* START DATA EXCERPT *
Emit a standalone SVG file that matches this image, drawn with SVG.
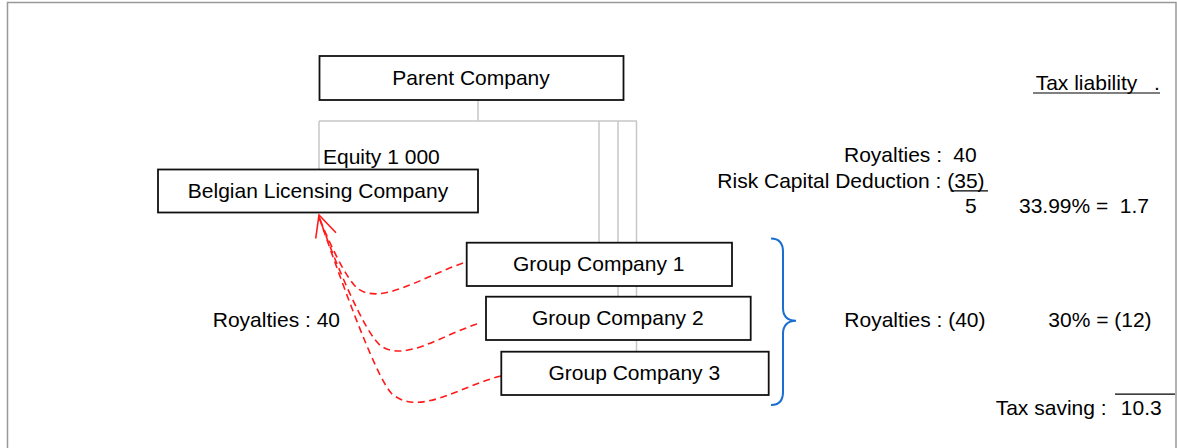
<svg xmlns="http://www.w3.org/2000/svg" width="1177" height="448" viewBox="0 0 1177 448">
  <style>
    text { font-family: "Liberation Sans", Arial, sans-serif; font-size: 21px; fill: #000; }
    .box { fill: #fff; stroke: #111; stroke-width: 1.8; }
    .tree { fill: none; stroke: #c8c8c8; stroke-width: 1.5; }
    .flow { fill: none; stroke: #ff1a1a; stroke-width: 1.6; stroke-dasharray: 7 4.5; }
    .rule { stroke: #000; stroke-width: 1.2; }
  </style>

  <rect x="0" y="0" width="1177" height="448" fill="#fff"/>
  <!-- page frame -->
  <path d="M7.5,460 L7.5,2.5 L1176,2.5 L1176,460" fill="none" stroke="#999" stroke-width="1.5"/>

  <!-- ownership lines and royalty flows -->
  <g id="connectors">
    <path class="tree" d="M478,100 L478,121 M319,121 L637,121 M319,121 L319,169 M599,121 L599,242 M618,121 L618,296 M636.5,121 L636.5,351"/>
    <path class="flow" d="M463,263 C420,278 380,306 357,288 C345,277 328,240 319,217"/>
    <path class="flow" d="M477,324 C440,336 405,362 381,346 C365,334 335,262 319,217"/>
    <path class="flow" d="M501,376 C460,386 420,417 392,394 C375,377 336,266 319,217"/>
    <polyline points="315.7,238.5 319,215 336,232.7" fill="none" stroke="#ff1a1a" stroke-width="1.6"/>
  </g>

  <g id="parent">
    <rect class="box" x="319.5" y="56" width="304" height="44"/>
    <text x="471" y="84.5" text-anchor="middle">Parent Company</text>
  </g>

  <g id="belgian">
    <rect class="box" x="158" y="169.5" width="320" height="43"/>
    <text x="318" y="197.7" text-anchor="middle">Belgian Licensing Company</text>
  </g>

  <text x="323" y="164">Equity 1 000</text>

  <g id="group1">
    <rect class="box" x="466.7" y="242.7" width="265.3" height="43.3"/>
    <text x="598.7" y="270.7" text-anchor="middle">Group Company 1</text>
  </g>
  <g id="group2">
    <rect class="box" x="486" y="296.7" width="264.7" height="43.3"/>
    <text x="617.8" y="325" text-anchor="middle">Group Company 2</text>
  </g>
  <g id="group3">
    <rect class="box" x="501.3" y="351.7" width="267.4" height="43.3"/>
    <text x="634.3" y="380" text-anchor="middle">Group Company 3</text>
  </g>

  <text x="340" y="326.7" text-anchor="end">Royalties : 40</text>

  <!-- brace grouping the group companies -->
  <path d="M771,238.5 Q783,238.5 783,252 L783,308 Q783,320.5 796,320.7 Q783,321 783,334 L783,392 Q783,405 771,405" fill="none" stroke="#1a6ed0" stroke-width="2"/>

  <!-- tax computation -->
  <g id="tax">
    <text x="1035.7" y="90">Tax liability<tspan x="1154">.</tspan></text>
    <line class="rule" x1="1033" y1="93" x2="1160" y2="93"/>

    <text x="844" y="161.7">Royalties :<tspan x="976.7" text-anchor="end">40</tspan></text>
    <text x="717.3" y="188">Risk Capital Deduction : (35)</text>
    <line class="rule" x1="950.5" y1="190.8" x2="988" y2="190.8"/>
    <text x="976.7" y="213.3" text-anchor="end">5</text>
    <text x="1019" y="213.3">33.99% =<tspan x="1149" text-anchor="end">1.7</tspan></text>

    <text x="844.3" y="326.7">Royalties : (40)</text>
    <text x="1048.3" y="326.7">30% = (12)</text>

    <line class="rule" x1="1115" y1="394.2" x2="1175" y2="394.2"/>
    <text x="995.7" y="415">Tax saving :<tspan x="1161.7" text-anchor="end">10.3</tspan></text>
  </g>
</svg>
* END DATA EXCERPT *
**WHAT THIS TASK INVOLVES:** Your task is to repeat the data above exactly while excluding the pictures.

**COMPLETED EXERCISE:**
Emit a standalone SVG file that matches this image, drawn with SVG.
<svg xmlns="http://www.w3.org/2000/svg" width="1177" height="448" viewBox="0 0 1177 448">
  <style>
    text { font-family: "Liberation Sans", Arial, sans-serif; font-size: 21px; fill: #000; }
    .box { fill: #fff; stroke: #111; stroke-width: 1.8; }
    .tree { fill: none; stroke: #c8c8c8; stroke-width: 1.5; }
    .flow { fill: none; stroke: #ff1a1a; stroke-width: 1.6; stroke-dasharray: 7 4.5; }
    .rule { stroke: #000; stroke-width: 1.2; }
  </style>

  <rect x="0" y="0" width="1177" height="448" fill="#fff"/>
  <!-- page frame -->
  <path d="M7.5,460 L7.5,2.5 L1176,2.5 L1176,460" fill="none" stroke="#999" stroke-width="1.5"/>

  <!-- ownership lines and royalty flows -->
  <g id="connectors">
    <path class="tree" d="M478,100 L478,121 M319,121 L637,121 M319,121 L319,169 M599,121 L599,242 M618,121 L618,296 M636.5,121 L636.5,351"/>
    <path class="flow" d="M463,263 C420,278 380,306 357,288 C345,277 328,240 319,217"/>
    <path class="flow" d="M477,324 C440,336 405,362 381,346 C365,334 335,262 319,217"/>
    <path class="flow" d="M501,376 C460,386 420,417 392,394 C375,377 336,266 319,217"/>
    <polyline points="315.7,238.5 319,215 336,232.7" fill="none" stroke="#ff1a1a" stroke-width="1.6"/>
  </g>

  <g id="parent">
    <rect class="box" x="319.5" y="56" width="304" height="44"/>
    <text x="471" y="84.5" text-anchor="middle">Parent Company</text>
  </g>

  <g id="belgian">
    <rect class="box" x="158" y="169.5" width="320" height="43"/>
    <text x="318" y="197.7" text-anchor="middle">Belgian Licensing Company</text>
  </g>

  <text x="323" y="164">Equity 1 000</text>

  <g id="group1">
    <rect class="box" x="466.7" y="242.7" width="265.3" height="43.3"/>
    <text x="598.7" y="270.7" text-anchor="middle">Group Company 1</text>
  </g>
  <g id="group2">
    <rect class="box" x="486" y="296.7" width="264.7" height="43.3"/>
    <text x="617.8" y="325" text-anchor="middle">Group Company 2</text>
  </g>
  <g id="group3">
    <rect class="box" x="501.3" y="351.7" width="267.4" height="43.3"/>
    <text x="634.3" y="380" text-anchor="middle">Group Company 3</text>
  </g>

  <text x="340" y="326.7" text-anchor="end">Royalties : 40</text>

  <!-- brace grouping the group companies -->
  <path d="M771,238.5 Q783,238.5 783,252 L783,308 Q783,320.5 796,320.7 Q783,321 783,334 L783,392 Q783,405 771,405" fill="none" stroke="#1a6ed0" stroke-width="2"/>

  <!-- tax computation -->
  <g id="tax">
    <text x="1035.7" y="90">Tax liability<tspan x="1154">.</tspan></text>
    <line class="rule" x1="1033" y1="93" x2="1160" y2="93"/>

    <text x="844" y="161.7">Royalties :<tspan x="976.7" text-anchor="end">40</tspan></text>
    <text x="717.3" y="188">Risk Capital Deduction : (35)</text>
    <line class="rule" x1="950.5" y1="190.8" x2="988" y2="190.8"/>
    <text x="976.7" y="213.3" text-anchor="end">5</text>
    <text x="1019" y="213.3">33.99% =<tspan x="1149" text-anchor="end">1.7</tspan></text>

    <text x="844.3" y="326.7">Royalties : (40)</text>
    <text x="1048.3" y="326.7">30% = (12)</text>

    <line class="rule" x1="1115" y1="394.2" x2="1175" y2="394.2"/>
    <text x="995.7" y="415">Tax saving :<tspan x="1161.7" text-anchor="end">10.3</tspan></text>
  </g>
</svg>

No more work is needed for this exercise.